Set task
Scan the material for the word "React", and copy each line where it shows up.

------ Data lines ------

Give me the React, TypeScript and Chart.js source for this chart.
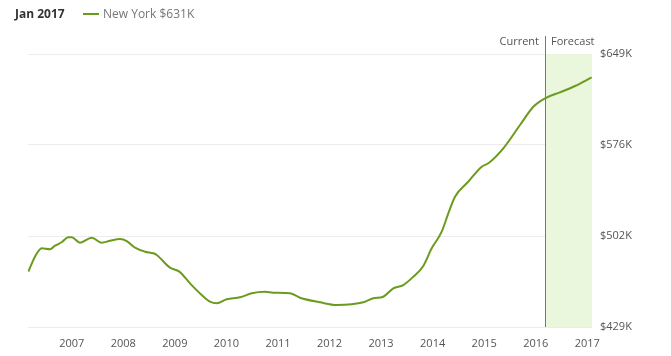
import React, { useEffect, useRef } from "react";
import { Chart, registerables } from "chart.js";

Chart.register(...registerables);

// Decimal-year positions of the sampled points and the home value (in $K)
const dates = [
  2006.158, 2006.288, 2006.418, 2006.579, 2006.676, 2006.806, 2006.934, 2007.0,
  2007.161, 2007.388, 2007.582, 2007.743, 2007.937, 2008.067, 2008.228, 2008.422,
  2008.583, 2008.649, 2008.907, 2009.087, 2009.294, 2009.521, 2009.682, 2009.812,
  2010.006, 2010.264, 2010.491, 2010.749, 2010.91, 2011.234, 2011.428, 2011.816,
  2012.14, 2012.431, 2012.656, 2012.85, 2013.043, 2013.237, 2013.431, 2013.625,
  2013.819, 2013.982, 2014.176, 2014.304, 2014.434, 2014.692, 2014.952, 2015.08,
  2015.371, 2015.695, 2015.953, 2016.18, 2016.471, 2016.762, 2017.085,
];
const values = [
  473.6, 485.7, 492.4, 491.6, 494.5, 497.3, 501.3, 501.3,
  496.9, 501.0, 496.9, 498.5, 499.9, 498.3, 492.9, 489.7,
  488.4, 487.0, 476.8, 473.6, 464.2, 454.8, 449.4, 448.1,
  451.3, 452.9, 456.2, 457.4, 456.6, 456.2, 452.6, 448.9,
  446.7, 447.3, 448.9, 452.1, 453.4, 460.2, 462.8, 469.5,
  478.2, 492.4, 505.8, 520.6, 534.0, 546.1, 558.2, 560.9,
  573.0, 591.8, 606.5, 613.3, 618.1, 623.2, 630.2,
];
const xTickYears = [2007, 2008, 2009, 2010, 2011, 2012, 2013, 2014, 2015, 2016, 2017];
const yTickValues = [429, 502.333, 575.667, 649];
const yTickLabels = ["$429K", "$502K", "$576K", "$649K"];
const xMin = 2006.152;
const xMax = 2017.091;
const currentDate = 2016.18;
const headerDate = "Jan 2017";
const seriesLabel = "New York $631K";

const FONT = "'Open Sans', 'Noto Sans', sans-serif";
const LINE_COLOR = "#6b9b1e";

const forecastPlugin = {
  id: "forecastPlugin",
  beforeDatasetsDraw(chart: any) {
    const { ctx, chartArea, scales } = chart;
    const x = scales.x.getPixelForValue(currentDate);
    ctx.save();
    ctx.fillStyle = "#eaf7dd";
    ctx.fillRect(x, chartArea.top, chartArea.right - x, chartArea.bottom - chartArea.top);
    ctx.strokeStyle = "#777";
    ctx.lineWidth = 1;
    ctx.beginPath();
    ctx.moveTo(Math.round(x) + 0.5, chartArea.top - 18);
    ctx.lineTo(Math.round(x) + 0.5, chartArea.bottom);
    ctx.stroke();
    ctx.font = `11px ${FONT}`;
    ctx.fillStyle = "#555";
    ctx.textBaseline = "middle";
    ctx.textAlign = "right";
    ctx.fillText("Current", x - 6, chartArea.top - 12);
    ctx.textAlign = "left";
    ctx.fillText("Forecast", x + 6, chartArea.top - 12);
    ctx.restore();
  },
};

export default function App() {
  const ref = useRef<HTMLCanvasElement>(null);
  useEffect(() => {
    if (!ref.current) return;
    const chart = new Chart(ref.current, {
      type: "line",
      data: {
        datasets: [
          {
            data: dates.map((d, i) => ({ x: d, y: values[i] })),
            borderColor: LINE_COLOR,
            borderWidth: 2,
            pointRadius: 0,
            tension: 0.4,
            cubicInterpolationMode: "monotone",
            fill: false,
          },
        ],
      },
      options: {
        animation: false,
        responsive: false,
        maintainAspectRatio: false,
        layout: { padding: { left: 28, top: 54, right: 0, bottom: 0 } },
        plugins: { legend: { display: false }, tooltip: { enabled: false } },
        scales: {
          x: {
            type: "linear",
            min: xMin,
            max: xMax,
            afterBuildTicks: (scale: any) => {
              scale.ticks = xTickYears.map((v) => ({ value: v }));
            },
            afterFit: (scale: any) => {
              scale.height = 29;
            },
            ticks: {
              callback: (v: any) => String(v),
              color: "#555",
              font: { family: FONT, size: 11 },
              padding: 10,
              maxRotation: 0,
              autoSkip: false,
            },
            grid: { display: false, drawTicks: false },
            border: { display: false },
          },
          y: {
            position: "right",
            min: 429,
            max: 649,
            afterBuildTicks: (scale: any) => {
              scale.ticks = yTickValues.map((v) => ({ value: v }));
            },
            afterFit: (scale: any) => {
              scale.width = 79;
            },
            ticks: {
              callback: (v: any) => {
                const i = yTickValues.findIndex((t) => Math.abs(t - v) < 0.01);
                return i >= 0 ? yTickLabels[i] : "";
              },
              color: "#555",
              font: { family: FONT, size: 11 },
              padding: 8,
            },
            grid: { color: "#ececec", drawTicks: false },
            border: { display: false },
          },
        },
      },
      plugins: [forecastPlugin],
    } as any);
    return () => chart.destroy();
  }, []);

  return (
    <div style={{ position: "absolute", left: 0, top: 0, width: 671, height: 356, background: "#fff", fontFamily: FONT }}>
      <canvas ref={ref} width={671} height={356} style={{ position: "absolute", left: 0, top: 0 }} />
      <div style={{ position: "absolute", left: 15, top: 5, fontSize: 12, fontWeight: 700, color: "#333", lineHeight: "18px" }}>
        {headerDate}
      </div>
      <div style={{ position: "absolute", left: 83, top: 13, width: 16, height: 2, background: LINE_COLOR }} />
      <div style={{ position: "absolute", left: 103, top: 5, fontSize: 12, color: "#777", lineHeight: "18px" }}>
        {seriesLabel}
      </div>
    </div>
  );
}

------

Final result
Give me the React, TypeScript and Chart.js source for this chart.
import React, { useEffect, useRef } from "react";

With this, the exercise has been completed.